Flood of the Century
Emergency Public Information Team (EPIT)
How did we keep the public informed?
It's not an exaggeration to say that it was a "BIG TEAM EFFORT"!
Our Emergency Public Information Team (EPIT), which was normally made up of 19 employees, grew to 299 employees at the peak of the flood emergency.
In any emergency, EPIT is responsible for informing the media and the public, handling public inquiries and making sure that media coverage is accurate.
Outside an emergency situation, EPIT members meet on a regular basis to plan and coordinate how the City will communicate in an emergency. The Team reports to its parent committee - the Emergency Preparedness and Coordination Committee.
City's Flood Hotline
If Winnipeggers had any questions about the flood; whether they needed sandbags or they wanted to volunteer, they called the City's Flood Hotline. And someone at the other end of the line had an answer. The Flood Hotline provided a critical link to the citizens of Winnipeg.
So, how do you get an Emergency Public Inquiry Call Centre, Flood Hotline, as the EPICC came to be known up and running in such a short period of time?
Members of EPIT worked to develop a call centre. In late 1996, EPIT had identified and provided an orientation to 120 potential call centre operators.
In February and March 1997, the Flood Hotline was established on the 6th Floor of the Administration Building at City Hall.
When the Flood Hotline was activated, operators were given binders of information (yes, good old fashioned paper). Key phone numbers and information were updated regularly on large sheets of paper posted on the walls. Computers for the operators would have been ideal, but were not possible. One computer supported the entire Flood Hotline. But you can't have a call centre without staff. The key to the success of the Flood Hotline was definitely the 253 employees who answered call after call.
Between April 16 and May 20, staff answered 125,686 calls. On their busiest day, April 30, they answered 12,560 calls in a 24-hour period. There were up to 60 operators answering calls at any one time. Had the situation worsened, the Call Centre was even ready to take over the entire 6th floor of the Administration Building! EPIT worked with the Human Resources Division to coordinate the redeployment of staff to the Call Centre. The staff who agreed to the challenge did an outstanding job! Imagine having to talk to hundreds of people daily, about something that is changing constantly. At most, staff would get a 15-minute briefing at the start of their shift - and off they went to the never-ending ring of the telephone!
Spring 1996: Improving Our Plan
The Team had swung into action in 1996 when the Red River peaked at 19.4' James Avenue datum. To keep the public informed, we provided the media with up-to-date information on City preparations. We felt we did a reasonably good job.
But what could we do to improve our response? What if Winnipeg was hit by a larger scale emergency?
We decided to rewrite our Emergency Public Information Plan to reflect improvements to our systems. Within that plan, we developed the Emergency Public Inquiry Call Centre. Little did we know what an important role the call centre would play.

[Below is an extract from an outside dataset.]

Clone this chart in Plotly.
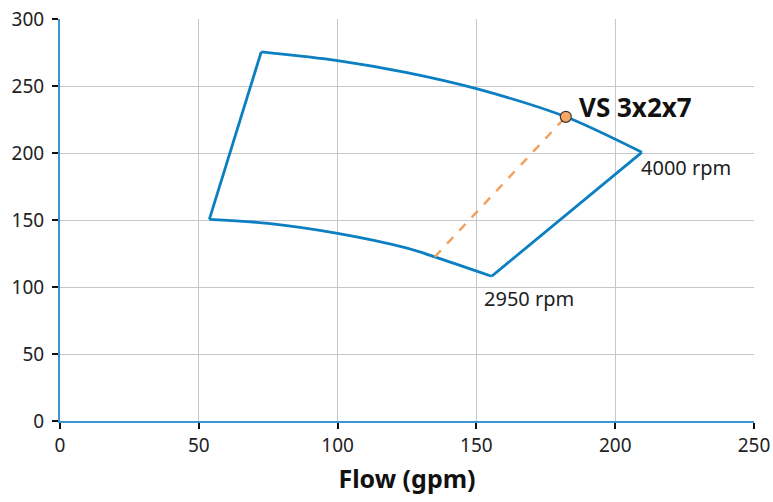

How do you provide information to 650,000 people on very short notice? By working WITH the media. And the Emergency Public Information Plan called for just that.
The Media Centre was first set up in the Emergency Program Office, but it soon outgrew its space and moved to the North Committee Room on the 2nd floor of the Council Building.
It was there that 39 staff members worked 7 days a week (and sometimes 24 hours a day):
- preparing news conferences
- writing news releases
- collecting information
- setting up and conducting interviews
- coordinating media tours
- accrediting media (to provide them with site passes)
- preparing advertisements
- correcting misinformation/rumours reported in the media
Media called from around the world - Australia, Germany, Great Britain, United States. Both CBC and CTV broadcast live across Canada during the height of the emergency. And the local media provided continuous coverage.
But EPIT went even one step further in emergency public information - they formed a partnership with Videon and Shaw Cable TV to set up "The Flood Channel", a strong commitment to the community. Searching for a more direct way to provide information to the public, EPIT's coordinator, Eric Turner, called both cable companies. Videon and Shaw responded by offering to broadcast flood information 24 hours a day on Cable Channel 11.
And the rest is history...
Most Winnipeggers tuned into Channel 11 for most up-to-date and accurate flood information.
Winnipeg's cable companies recorded the highest viewer ratings of all local TV stations during the last week of April - an accomplishment unheard of in the Canadian Cable TV industry!
Food & Wellness Committee
Another EPIT initiative was the Food and Wellness Committee. This seven-member team provided an invaluable service for all the staff in the area of public information.
Setting the Standard in Emergency Public Information
It was in the midst of the flood emergency that EPIT welcomed a special visitor - Jim Stanton, who taught the Emergency Public Information course for the Canadian Emergency Preparedness College.
Jim had high praise for the work being done, and wrote to the Team: "you folks really set the standard for how to do things in a crisis". High praise indeed for a job well done!